If there is a bank, broker, custodian or investment platform involved, ask a direct question before the transaction date: “Will you need an active LEI for this entity to proceed?” That often resolves the issue very quickly.
A useful checklist looks like this:
- Entity type: company, charity, trust, pension, or another legal structure
- Planned activity: no activity, account maintenance, sale, purchase, subscription, transfer, or redemption
- Counterparty requirement: whether the executing firm says an LEI is mandatory
- Timing: whether the LEI must be active before the order can be accepted
- Renewal status: whether an existing LEI has lapsed and must be renewed
If every answer points to inactivity only, there may be no reason to apply yet. If a firm says it cannot execute without an LEI, that is the practical answer.
A note on dormant companies, trusts, charities, and pension structures
The FCA’s description of LEIs is broader than limited companies. It refers to legal entities and structures, including charities and trusts. That matters because many people use “dormant company” as shorthand when the real issue sits in a wider group or holding structure.
A subsidiary company may be dormant while a connected trust or charity is the party entering the transaction. In that case, the LEI question belongs to the legal entity that is giving the instruction or on whose behalf the firm is acting.
That is why it is worth checking the exact named party on the account or investment paperwork. The entity requiring the LEI may not be the one people mention most often in internal discussions.
Applying for an LEI when a dormant company needs one
If an LEI is required, the process is usually straightforward.
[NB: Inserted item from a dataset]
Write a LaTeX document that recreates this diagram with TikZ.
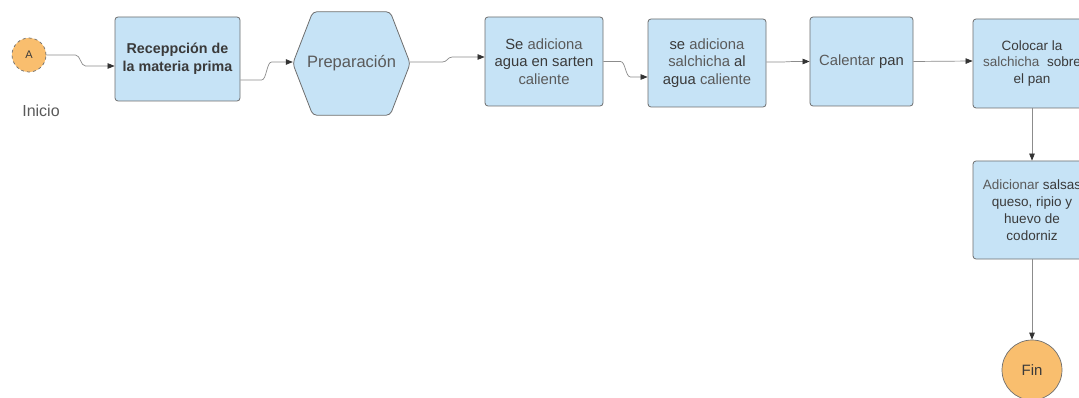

The application will generally ask for the legal entity’s registered details, including its official name, registration number, address, and other reference data. The issuing system then validates that data against recognised records.
For UK entities, speed matters because the need for an LEI often appears close to a trading deadline, account transfer, or year-end action. Many applicants prefer to use an official LEI registration agent that can process applications quickly, explain the paperwork in plain English, and help with renewal as well as first-time registration.
A few practical points are worth keeping in mind:
- LEIs need annual renewal to remain active
- Reference data should stay up to date
- A lapsed LEI can cause the same problem as having no LEI at all
- Support by phone or email can save time when a firm is waiting for the code
For entities that expect only one future transaction, there can be a temptation to delay until the last moment. That is rarely the best choice. If a firm cannot execute without an active LEI, even a small delay can hold up the entire instruction.
What to do if you are still unsure
Uncertainty usually comes from one of two places. Either the company is dormant in the accounting sense but a transaction is being planned, or the people involved are not sure whether the transaction falls within the relevant reporting rules.
In that situation, the cleanest approach is to confirm the requirement with the executing firm and, if needed, arrange the LEI before paperwork is submitted. A specialist LEI provider can usually handle registration, renewal, or transfer quickly, which is helpful when the instruction is time-sensitive.
For most dormant companies, there is no automatic LEI obligation sitting in the background. The need begins when the entity steps into regulated financial activity and a firm requires an active identifier to proceed. That is the point where a dormant company stops being a filing question and becomes a market-access question.